Os diversos planos estratégicos das organizações internacionais, das multinacionais energéticas, os planos nacionais para a Energia e Clima dos vários países, roteiros de Neutralidade Carbónica, até ao recente «European Green Deal» e à legislação europeia específica já publicada ou a publicar, todos eles acertam os seus relógios e calendários por estas datas.

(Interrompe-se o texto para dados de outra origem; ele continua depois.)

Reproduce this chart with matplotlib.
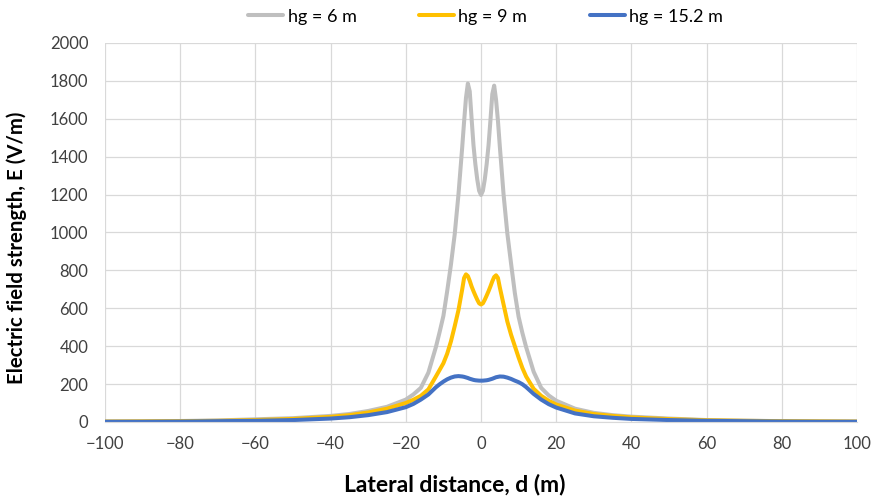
import matplotlib.pyplot as plt

# lateral distance (m)
d = [-100, -90, -80, -70, -60, -50, -40, -35, -30, -25,
     -20, -18, -16, -14, -12, -11, -10, -9, -8, -7, -6, -5,
     -4.5, -4, -3.5, -3, -2.5, -2, -1.5, -1, -0.5,
     0,
     0.5, 1, 1.5, 2, 2.5, 3, 3.5, 4, 4.5,
     5, 6, 7, 8, 9, 10, 11, 12, 14, 16, 18, 20,
     25, 30, 35, 40, 50, 60, 70, 80, 90, 100]

# electric field strength (V/m) for each conductor height
e_6 = [2, 3, 5, 8, 14, 20, 32, 42, 58, 80,
       118, 145, 180, 260, 395, 475, 560, 690, 830, 990, 1200, 1450,
       1585, 1710, 1786, 1745, 1600, 1460, 1360, 1280, 1220,
       1198,
       1220, 1280, 1360, 1460, 1590, 1730, 1775, 1700, 1590,
       1455, 1200, 995, 835, 680, 555, 470, 395, 265, 180, 140, 112,
       70, 48, 36, 28, 18, 10, 7, 4, 3, 2]

e_9 = [2, 3, 4, 6, 10, 16, 27, 36, 50, 70,
       100, 117, 138, 172, 240, 275, 310, 360, 425, 505, 590, 700,
       760, 779, 770, 745, 715, 690, 667, 645, 626,
       620,
       626, 645, 667, 690, 715, 742, 765, 774, 760,
       710, 620, 530, 460, 400, 340, 285, 240, 175, 138, 112, 92,
       60, 42, 32, 24, 15, 9, 6, 4, 3, 2]

e_15 = [1, 1, 2, 4, 6, 10, 18, 25, 36, 52,
        78, 95, 118, 145, 183, 199, 213, 225, 234, 240, 242, 240,
        238, 235, 232, 228, 225, 222, 220, 219, 218,
        218,
        218, 219, 220, 222, 225, 228, 232, 236, 238,
        240, 239, 234, 227, 218, 210, 199, 184, 148, 118, 94, 76,
        45, 30, 22, 16, 10, 6, 4, 2, 1, 1]

labels = ["hg = 6 m", "hg = 9 m", "hg = 15.2 m"]
colors = ["#BFBFBF", "#FFC000", "#4472C4"]

plt.rcParams["font.family"] = ["Lato", "DejaVu Sans"]

fig = plt.figure(figsize=(8.78, 4.97), dpi=100)
ax = fig.add_axes([0.1196, 0.151, 0.8565, 0.7625])

for e, lab, c in zip([e_6, e_9, e_15], labels, colors):
    ax.plot(d, e, color=c, lw=2.9, label=lab, solid_capstyle="round")

ax.set_xlim(-100, 100)
ax.set_ylim(0, 2000)
ax.set_xticks(range(-100, 101, 20))
ax.set_yticks(range(0, 2001, 200))
ax.grid(True, color="#D9D9D9", lw=0.9)
ax.set_axisbelow(True)
for s in ["top", "right", "left"]:
    ax.spines[s].set_visible(False)
ax.spines["bottom"].set_color("#D9D9D9")
ax.tick_params(length=0, labelsize=12, colors="#404040")
ax.tick_params(axis="y", pad=12)
ax.tick_params(axis="x", pad=10)

ax.set_xlabel("Lateral distance, d (m)", fontsize=16.5, fontweight="bold", va="center")
ax.xaxis.set_label_coords(0.465, -0.166)
ax.set_ylabel("Electric field strength, E (V/m)", fontsize=14.7, fontweight="bold", va="center")
ax.yaxis.set_label_coords(-0.118, 0.459)

fig.legend(loc="upper center", bbox_to_anchor=(0.553, 1.015), ncol=3, frameon=False,
           fontsize=13, handlelength=1.95, columnspacing=3.45, handletextpad=0.25)

fig.savefig("out.png", dpi=100)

Inerente a todos estes cenários, somos confrontados com, e de novo, à chamada do hidrogénio ao palco das energias do futuro próximo. E como disse em entrevista ao JE o Ministro do Ambiente e Ação Climática, Matos Fernandes «(…) não vamos construir o futuro com modelos do passado[1]» e claramente uma das grandes apostas dos planeamentos atuais é o hidrogénio. Portugal pretende dar corpo ao Projeto de Gases Renováveis, e atingir em 2030 um valor de 1 GW. Este projeto será obtido por eletrólise a partir de água do mar, «pressupondo preços competitivos mesmo com países do Norte da Europa».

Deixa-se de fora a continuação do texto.